Dans une chambre d’hôtel anonyme, la lumière d’une fenêtre découpe un rectangle pâle sur un mur nu. Pas de présence humaine, seulement cette clarté diffuse qui semble suspendre le temps. C’est une image d’Eva Rubinstein, et c’est aussi son autoportrait le plus fidèle : un espace où résonne une absence, où la mélancolie prend forme dans la géométrie de la solitude.
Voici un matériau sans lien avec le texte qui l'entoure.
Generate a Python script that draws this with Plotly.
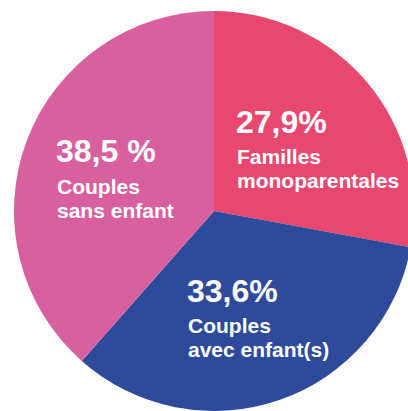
import plotly.graph_objects as go

labels = ["Familles monoparentales", "Couples avec enfant(s)", "Couples sans enfant"]
values = [27.9, 33.6, 38.5]
pct_text = ["27,9%", "33,6%", "38,5 %"]
name_lines = [["Familles", "monoparentales"], ["Couples", "avec enfant(s)"], ["Couples", "sans enfant"]]
colors = ["#E8476F", "#2E4A9A", "#D9609F"]

W, H = 420, 411
fig = go.Figure(go.Pie(
    labels=labels, values=values, sort=False, direction="clockwise", rotation=0,
    marker=dict(colors=colors, line=dict(width=0)),
    textinfo="none", hoverinfo="label+percent", showlegend=False,
    domain=dict(x=[14 / W, 414 / W], y=[0, 1 - 11 / H]),
))

# label anchor positions (pixels: left x, baseline y of the percentage line)
anchors = [(236, 132), (187, 301), (56, 162)]
line_gap = [(31, 24), (31, 24), (31, 24)]

def px2paper(x, y):
    return x / W, 1 - y / H

ann = []
for i in range(3):
    x0, yb = anchors[i]
    g1, g2 = line_gap[i]
    px, py = px2paper(x0 - 2, yb - 10.5)
    ann.append(dict(x=px, y=py, xref="paper", yref="paper", xanchor="left", yanchor="middle",
                    text="<b>" + pct_text[i] + "</b>", showarrow=False,
                    font=dict(family="Liberation Sans, Arial", size=32, color="white")))
    for j, t in enumerate(name_lines[i]):
        by = yb + g1 + j * g2
        px, py = px2paper(x0 - 1, by - 7)
        ann.append(dict(x=px, y=py, xref="paper", yref="paper", xanchor="left", yanchor="middle",
                        text="<b>" + t + "</b>", showarrow=False,
                        font=dict(family="Liberation Sans, Arial", size=21, color="white")))

fig.update_layout(width=W, height=H, margin=dict(l=0, r=0, t=0, b=0),
                  paper_bgcolor="white", plot_bgcolor="white", annotations=ann)
fig.write_html("out.html", config={"displayModeBar": False},
               post_script="document.body.style.margin='0';document.body.style.overflow='hidden';document.documentElement.style.overflow='hidden';")
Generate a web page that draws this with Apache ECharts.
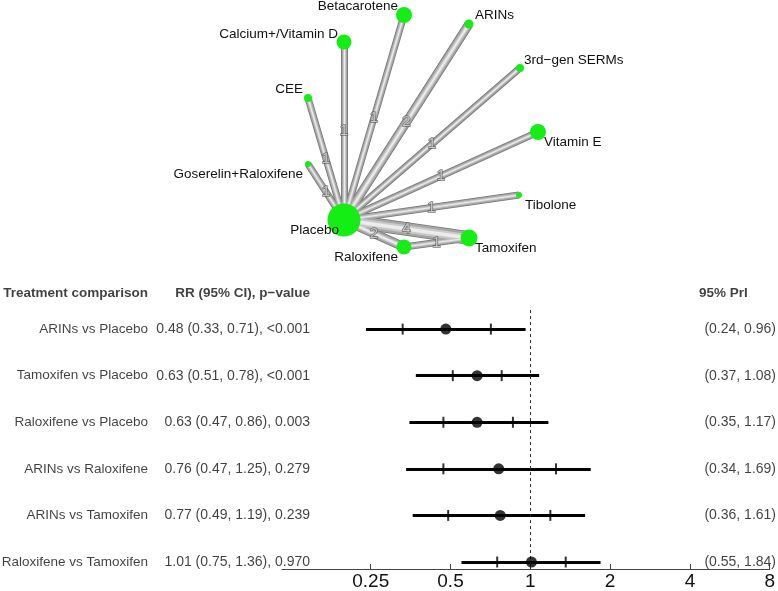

Eva Rubinstein appartient à cette lignée rare de photographes pour qui l’image n’est pas un instant capturé mais un état contemplatif, une méditation visuelle. Son œuvre évoque immédiatement les intérieurs dépeuplés de Vilhelm Hammershøi, ces pièces danoises baignées d’une lumière nordique où le vide devient présence. Elle partage aussi avec Ingmar Bergman cette même exploration du silence psychologique, cette capacité à faire des espaces clos des théâtres de l’intériorité humaine.

Le poids d’un nom
Née en 1933 à Buenos Aires, Eva arrive au monde avec un nom qui pèse déjà plusieurs tonnes : Rubinstein. Son père, Arthur Rubinstein, est alors l’un des pianistes les plus célèbres du monde. Sa mère, Aniela Młynarska, dite Nela, descend elle-même d’une illustre lignée artistique polonaise – son propre père était le compositeur et chef d’orchestre Emil Młynarski. Mais comme tant de femmes de sa génération, Nela a mis sa carrière de danseuse entre parenthèses pour devenir la gestionnaire dévouée de l’empire Rubinstein.